Ive had a 95 318i, 95 318is, 98 323is, 00 323cia, 02 325cia, the last 3 being ordered to spec. In some ways I was getting tired of the 3-series, I always wanted a Z3, but had always heard about the failings of the Z3, so I just never went for it although I like the styling

I found about Z4 so I researched it, considered the cost of the options I wanted but the only thing I was undecided about was the styling, so I decided to wait til I seen it up close and drover it before I made up my mind. Once I seen it up close and drove it, I knew I wanted it, so I went for it. I was really impressed with the ride, handling, room and interior, everything plus the upgraded audio system is much better than the HK in the e46 IMHO.

I looked at it like this, if I dont like the Z4 after 1-2 years, Im going to sell it and buy the last e46 body style produced (assuming thats MY 2005), I proably will anyway. Its a second car anyway.

The e46 is by far the best looking car I have ever seen. I think the design is timeless. To be honest, Im a little nervous about giving up the e46, its truly a great car IMHO, but I believe my wife and I will enjoy it running around.

Ive have on order a 2.5, Sterling Grey, Black top, Step, SP, PP, Nav, Heated seats, Premium audio. Build date is now Nov 25th (originally Nov 29), I should get around first or second week of december. A 3.0 would have been about $3300 more and didnt really want to sink ~$47k in a car, Im not into speed so I went with the 2.5.

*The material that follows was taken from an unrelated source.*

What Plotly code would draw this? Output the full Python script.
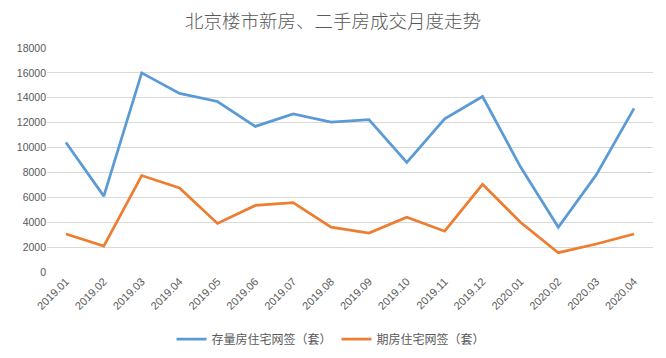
import plotly.graph_objects as go

months = ["2019.01", "2019.02", "2019.03", "2019.04", "2019.05", "2019.06", "2019.07", "2019.08",
          "2019.09", "2019.10", "2019.11", "2019.12", "2020.01", "2020.02", "2020.03", "2020.04"]
existing = [10400, 6100, 16000, 14350, 13700, 11700, 12700, 12050,
            12250, 8800, 12300, 14100, 8450, 3600, 7800, 13150]
presale = [3050, 2080, 7750, 6750, 3900, 5350, 5580, 3600,
           3130, 4400, 3280, 7050, 4000, 1550, 2250, 3050]

name_existing = "存量房住宅网签（套）"
name_presale = "期房住宅网签（套）"
title_text = "北京楼市新房、二手房成交月度走势"

cjk = "Noto Sans CJK SC"
grey = "#595959"

fig = go.Figure()
fig.add_trace(go.Scatter(x=months, y=existing, mode="lines", name=name_existing,
                         line=dict(color="#5B9BD5", width=2.75)))
fig.add_trace(go.Scatter(x=months, y=presale, mode="lines", name=name_presale,
                         line=dict(color="#ED7D31", width=2.75)))

W, H = 666, 358
fig.update_layout(
    width=W, height=H,
    margin=dict(l=39, r=21, t=40, b=94, autoexpand=False),
    paper_bgcolor="white", plot_bgcolor="white",
    title=dict(text=title_text, x=325 / W, xanchor="center", xref="container",
               y=1 - 13.5 / H, yanchor="middle", yref="container",
               font=dict(family=cjk, size=18.5, color=grey, weight=300)),
    legend=dict(orientation="h", x=323 / W, xanchor="center", xref="container",
                y=1 - 331 / H, yanchor="middle", yref="container",
                font=dict(family=cjk, size=12, color=grey), itemwidth=30,
                tracegroupgap=0, bgcolor="rgba(0,0,0,0)"),
    xaxis=dict(type="category", showgrid=False, showline=False, zeroline=False,
               ticks="", tickangle=-45, automargin=False,
               tickfont=dict(family="Liberation Sans", size=11, color=grey),
               range=[-0.5, len(months) - 0.5]),
    yaxis=dict(range=[0, 18000], dtick=2000, showgrid=True, gridcolor="#D9D9D9",
               gridwidth=1, zeroline=False, showline=False, ticks="",
               tickformat="d", automargin=False,
               tickfont=dict(family="Liberation Sans", size=10.5, color=grey)),
)

fig.write_html("out.html")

Thanks for the info about tire mounting, Im going to get some aftermarket wheels, the sport wheels on the Z4 are growing on me, but Im still undecided, the runflats are very expensive


----------



## Mystikal (Dec 20, 2001)

Why did you give up the stick when you reached the E46's?


----------



## damills (Nov 6, 2002)

*Z4*

All the 3 series were automatic, orded automatic on the Z4. Ive got a bad back with pain going down my leg. I use to drive nothing but a stick, but when driving around town gets very uncomfortable, so Ive had auto's for about the last 6-7 yrs, makes a big difference on my back.


----------



## Mystikal (Dec 20, 2001)

*Re: Z4*



damills said:


> *All the 3 series were automatic, orded automatic on the Z4. Ive got a bad back with pain going down my leg. I use to drive nothing but a stick, but when driving around town gets very uncomfortable, so Ive had auto's for about the last 6-7 yrs, makes a big difference on my back. *


Oh, it's odd that you added the "ia" on the E46's and not the E36's in the post. Misunderstanding.


----------



## johnlew (Dec 25, 2001)

*Re: Z4*



damills said:


> *All the 3 series were automatic, orded automatic on the Z4. Ive got a bad back with pain going down my leg. I use to drive nothing but a stick, but when driving around town gets very uncomfortable, so Ive had auto's for about the last 6-7 yrs, makes a big difference on my back. *


Sounds like sciatica.


----------



## Z4Me (Oct 10, 2002)

*You are going to love your Z4!!!*

I've had mine for three weeks (as of this coming Saturday). I kept saying I wouldn't drive it when its raining, etc. LOL...I can't keep myself out of it. I really like my other car, but my Z4 is an incredible ride. Interesting, I passed on a Z3 in August because of a lot of little things and the Z4 has come through with flying colors. It truly answered all of my negatives about the Z3 (although the Z3 is a great car!).

Enjoy!!!


----------



## Jon Shafer (Dec 15, 2001)

Sold 'nother one tonite!

:thumbup:


----------